If someone is touching the line I wouldn't call it. If someone is stepping way over the line (I've seen people step 2 1/2 feet into the court), I will call them out and tell them not to do that.
In the 2013 "Friend at Court" rule book, I found this on page 13:
"When may the receiver or the receiver’s partner call
foot faults? The receiver or the receiver’s partner may call foot faults only after
all reasonable efforts such as warning the server and attempting to get an
official to the court have failed and the foot faulting is so flagrant as to be clearly
perceptible from the receiver’s side."
So it appears that the players calling a foot fault is a last ditch effort. USTA prefers that an official should call a foot fault. Players can only call it if it is "so obvious". And, you should warn your opponents first... perhaps during the change over.
You know, like "hey, I noticed you foot faulted a couple of times."
Yes, that's the rule in America, but elsewhere if there is no official you either have to live with it, persuade the other fellow he has a problem or steal the same amount of advantage for yourself.
You are telling me that if someone decided to set up 3 feet inside the court to serve that outside of the US there is no recourse at all within the rules? I just can't believe that could possibly be true.
No, you can call a linesman over.
By the way, I don't actually foot fault and since I don't serve and volley would actually prefer not to get too far in.
If not serving and volleying was the determining factor for foot faults, no one on tour would foot fault anymore and, and clearly they do get called occasionally. I'm not saying you foot fault, I have no idea if you do and don't care, but don't use flawed logic to try to convince us (or me at least).
1. I don't actually foot fault (might be innaccurate but I don't think so)
Although I'm usually a very generous opponent, I find chronic and eggregious foot-faulters intolerable. I'll let it go for one game, then mention it to the server or his partner at the next change over (note: this pertains to dubs only; you really can't judge foot faults accurately enough to enforce them in singles).
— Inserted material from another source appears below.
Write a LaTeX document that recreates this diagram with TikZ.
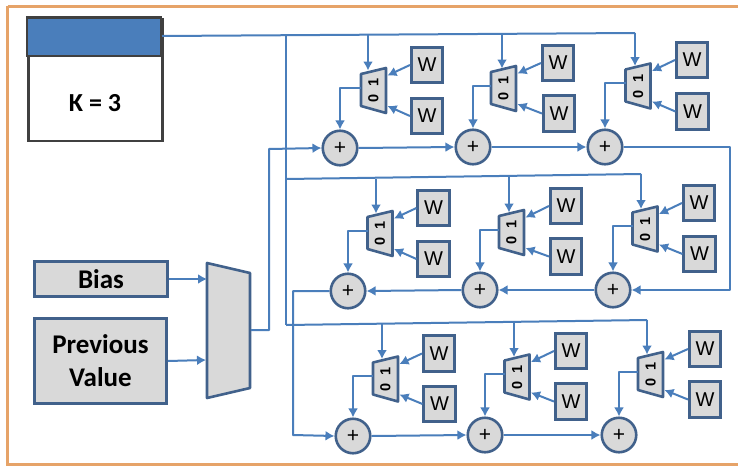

Foot faulting is sloppy technique too often used to gain an unfair advantage. I don't believe it's gamesmanship on my part to mention it.
This is a flawed logic. You admit you are not sure, so you can't declare that you don't foot fault.
If you have ANY foot shift during your service motion and you like to toe the line at address, more likely than not you foot fault and you probably don't even realize it. The only time I see guys don't foot fault at all are when they never shuffle their feet before the contact.
Please. If my partner is FFing (or grunting, or returning obvious faults, or calling lines badly), please do not drag me into it. Complain to her directly.
I'm not about to take your side or get involved or scold my partner or call her out. All you'll get out of me is a shrug and maybe some WTF hands.
In truth there is no way to be sure without looking at your feet so yes maybe that statement was flawed logic.
I have a very compact service motion and it is actually very likely that I don't foot fault. The only motion I make with my feet is a very short step bringing my back foot to my front foot which doesn't move as I am too old to jump. I'd also add that I recently played someone who watched for this who commented I was the first person he had played in a long while that didn't foot fault.
I know you don't feel it, but every person who foot faults believe they don't foot fault either.